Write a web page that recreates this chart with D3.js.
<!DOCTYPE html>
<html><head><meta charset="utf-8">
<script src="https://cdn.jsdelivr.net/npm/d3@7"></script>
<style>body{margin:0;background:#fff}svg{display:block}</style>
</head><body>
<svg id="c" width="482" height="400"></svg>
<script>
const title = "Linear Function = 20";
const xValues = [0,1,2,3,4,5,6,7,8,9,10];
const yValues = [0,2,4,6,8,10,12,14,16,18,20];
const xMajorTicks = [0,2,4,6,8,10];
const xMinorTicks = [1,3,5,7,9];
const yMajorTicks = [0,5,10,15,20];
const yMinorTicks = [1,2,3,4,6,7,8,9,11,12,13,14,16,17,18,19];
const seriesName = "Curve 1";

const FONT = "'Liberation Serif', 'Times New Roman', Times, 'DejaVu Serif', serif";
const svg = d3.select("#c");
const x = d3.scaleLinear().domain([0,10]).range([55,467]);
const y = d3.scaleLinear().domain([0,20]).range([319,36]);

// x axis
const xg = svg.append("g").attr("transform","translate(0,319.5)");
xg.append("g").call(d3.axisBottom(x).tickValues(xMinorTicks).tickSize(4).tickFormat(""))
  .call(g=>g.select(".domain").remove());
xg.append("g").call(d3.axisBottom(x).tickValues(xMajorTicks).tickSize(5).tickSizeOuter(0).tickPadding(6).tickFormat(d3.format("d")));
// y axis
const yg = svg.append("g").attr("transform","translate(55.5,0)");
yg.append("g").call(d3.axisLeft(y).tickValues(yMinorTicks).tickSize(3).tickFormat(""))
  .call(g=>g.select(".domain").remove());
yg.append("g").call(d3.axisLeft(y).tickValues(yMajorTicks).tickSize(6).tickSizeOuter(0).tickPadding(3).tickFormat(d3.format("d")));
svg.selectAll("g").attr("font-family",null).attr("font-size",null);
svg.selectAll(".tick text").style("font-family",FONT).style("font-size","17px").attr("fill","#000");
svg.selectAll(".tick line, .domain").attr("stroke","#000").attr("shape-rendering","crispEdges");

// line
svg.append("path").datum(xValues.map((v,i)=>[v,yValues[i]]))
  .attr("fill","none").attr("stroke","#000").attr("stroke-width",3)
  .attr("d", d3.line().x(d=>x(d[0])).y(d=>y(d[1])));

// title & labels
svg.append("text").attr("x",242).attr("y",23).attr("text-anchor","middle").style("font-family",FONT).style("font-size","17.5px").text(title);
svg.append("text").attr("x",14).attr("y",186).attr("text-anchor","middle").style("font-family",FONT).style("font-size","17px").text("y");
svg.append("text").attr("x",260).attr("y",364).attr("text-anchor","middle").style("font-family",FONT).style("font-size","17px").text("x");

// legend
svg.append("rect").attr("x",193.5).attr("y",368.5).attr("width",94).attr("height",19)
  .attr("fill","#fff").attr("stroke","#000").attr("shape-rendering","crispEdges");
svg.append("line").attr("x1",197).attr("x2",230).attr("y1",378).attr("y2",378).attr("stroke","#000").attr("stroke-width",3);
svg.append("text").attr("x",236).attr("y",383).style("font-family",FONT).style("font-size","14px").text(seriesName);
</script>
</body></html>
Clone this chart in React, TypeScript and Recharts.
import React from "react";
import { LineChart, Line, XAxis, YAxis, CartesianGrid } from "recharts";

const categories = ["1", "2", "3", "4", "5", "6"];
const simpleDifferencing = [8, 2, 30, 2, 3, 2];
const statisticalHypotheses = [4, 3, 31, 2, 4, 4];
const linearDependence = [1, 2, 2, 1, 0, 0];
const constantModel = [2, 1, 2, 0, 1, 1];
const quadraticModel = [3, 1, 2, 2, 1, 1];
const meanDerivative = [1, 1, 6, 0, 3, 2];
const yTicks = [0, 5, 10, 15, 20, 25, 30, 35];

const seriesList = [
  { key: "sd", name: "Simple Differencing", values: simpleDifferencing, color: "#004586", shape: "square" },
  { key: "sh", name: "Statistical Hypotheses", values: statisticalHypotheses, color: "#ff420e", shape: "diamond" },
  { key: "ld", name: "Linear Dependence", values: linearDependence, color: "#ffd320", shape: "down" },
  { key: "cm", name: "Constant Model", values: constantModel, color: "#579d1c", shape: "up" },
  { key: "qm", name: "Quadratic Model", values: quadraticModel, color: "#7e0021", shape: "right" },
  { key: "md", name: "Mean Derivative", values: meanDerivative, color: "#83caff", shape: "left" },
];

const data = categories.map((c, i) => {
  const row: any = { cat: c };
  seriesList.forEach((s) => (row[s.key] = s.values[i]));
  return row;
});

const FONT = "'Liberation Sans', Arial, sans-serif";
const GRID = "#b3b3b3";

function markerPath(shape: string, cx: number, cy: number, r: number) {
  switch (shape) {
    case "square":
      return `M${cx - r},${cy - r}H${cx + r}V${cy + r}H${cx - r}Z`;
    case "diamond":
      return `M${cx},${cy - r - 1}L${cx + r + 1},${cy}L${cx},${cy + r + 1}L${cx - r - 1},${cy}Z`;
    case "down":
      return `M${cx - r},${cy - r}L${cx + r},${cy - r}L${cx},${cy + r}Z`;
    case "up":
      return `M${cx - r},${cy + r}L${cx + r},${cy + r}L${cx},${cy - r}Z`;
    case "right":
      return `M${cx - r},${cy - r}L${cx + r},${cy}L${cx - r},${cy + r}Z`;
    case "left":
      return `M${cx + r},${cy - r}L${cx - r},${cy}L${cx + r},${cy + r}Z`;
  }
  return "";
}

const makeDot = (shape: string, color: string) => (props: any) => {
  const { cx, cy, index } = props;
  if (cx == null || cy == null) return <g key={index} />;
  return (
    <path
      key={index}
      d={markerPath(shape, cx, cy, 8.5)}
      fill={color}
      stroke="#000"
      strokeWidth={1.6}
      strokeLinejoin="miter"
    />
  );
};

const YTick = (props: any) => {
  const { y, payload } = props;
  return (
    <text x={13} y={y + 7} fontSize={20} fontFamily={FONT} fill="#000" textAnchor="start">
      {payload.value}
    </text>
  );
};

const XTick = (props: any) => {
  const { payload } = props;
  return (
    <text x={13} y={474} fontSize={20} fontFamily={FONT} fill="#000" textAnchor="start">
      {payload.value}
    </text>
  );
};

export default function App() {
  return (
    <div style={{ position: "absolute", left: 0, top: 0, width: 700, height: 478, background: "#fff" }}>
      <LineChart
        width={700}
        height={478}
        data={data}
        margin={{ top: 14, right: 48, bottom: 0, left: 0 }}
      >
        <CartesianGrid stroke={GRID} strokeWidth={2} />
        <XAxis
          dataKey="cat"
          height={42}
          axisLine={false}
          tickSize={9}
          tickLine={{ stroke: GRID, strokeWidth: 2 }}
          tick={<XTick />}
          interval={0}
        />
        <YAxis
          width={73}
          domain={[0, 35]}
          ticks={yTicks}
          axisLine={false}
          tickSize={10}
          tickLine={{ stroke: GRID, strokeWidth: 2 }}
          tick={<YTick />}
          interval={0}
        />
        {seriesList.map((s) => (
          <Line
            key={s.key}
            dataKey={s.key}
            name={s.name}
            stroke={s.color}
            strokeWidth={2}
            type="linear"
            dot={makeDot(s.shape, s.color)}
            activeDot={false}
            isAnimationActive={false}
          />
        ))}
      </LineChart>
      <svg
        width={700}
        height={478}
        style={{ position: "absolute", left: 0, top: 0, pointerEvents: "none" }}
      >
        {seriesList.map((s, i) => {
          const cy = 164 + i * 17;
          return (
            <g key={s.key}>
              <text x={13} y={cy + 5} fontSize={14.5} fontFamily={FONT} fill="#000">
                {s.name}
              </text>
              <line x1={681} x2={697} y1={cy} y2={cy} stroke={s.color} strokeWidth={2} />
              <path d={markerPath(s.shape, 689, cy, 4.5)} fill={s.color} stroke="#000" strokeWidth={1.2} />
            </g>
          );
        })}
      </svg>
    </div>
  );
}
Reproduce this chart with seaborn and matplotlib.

----------------

■ Exercise description ■
Quote exactly the lines running from the start of the listing above through the line where "const y = d3.scaleLinear().domain([0,20]).range([319,36]);" is found, and output no other lines.

■ Worked answer ■
Write a web page that recreates this chart with D3.js.
<!DOCTYPE html>
<html><head><meta charset="utf-8">
<script src="https://cdn.jsdelivr.net/npm/d3@7"></script>
<style>body{margin:0;background:#fff}svg{display:block}</style>
</head><body>
<svg id="c" width="482" height="400"></svg>
<script>
const title = "Linear Function = 20";
const xValues = [0,1,2,3,4,5,6,7,8,9,10];
const yValues = [0,2,4,6,8,10,12,14,16,18,20];
const xMajorTicks = [0,2,4,6,8,10];
const xMinorTicks = [1,3,5,7,9];
const yMajorTicks = [0,5,10,15,20];
const yMinorTicks = [1,2,3,4,6,7,8,9,11,12,13,14,16,17,18,19];
const seriesName = "Curve 1";

const FONT = "'Liberation Serif', 'Times New Roman', Times, 'DejaVu Serif', serif";
const svg = d3.select("#c");
const x = d3.scaleLinear().domain([0,10]).range([55,467]);
const y = d3.scaleLinear().domain([0,20]).range([319,36]);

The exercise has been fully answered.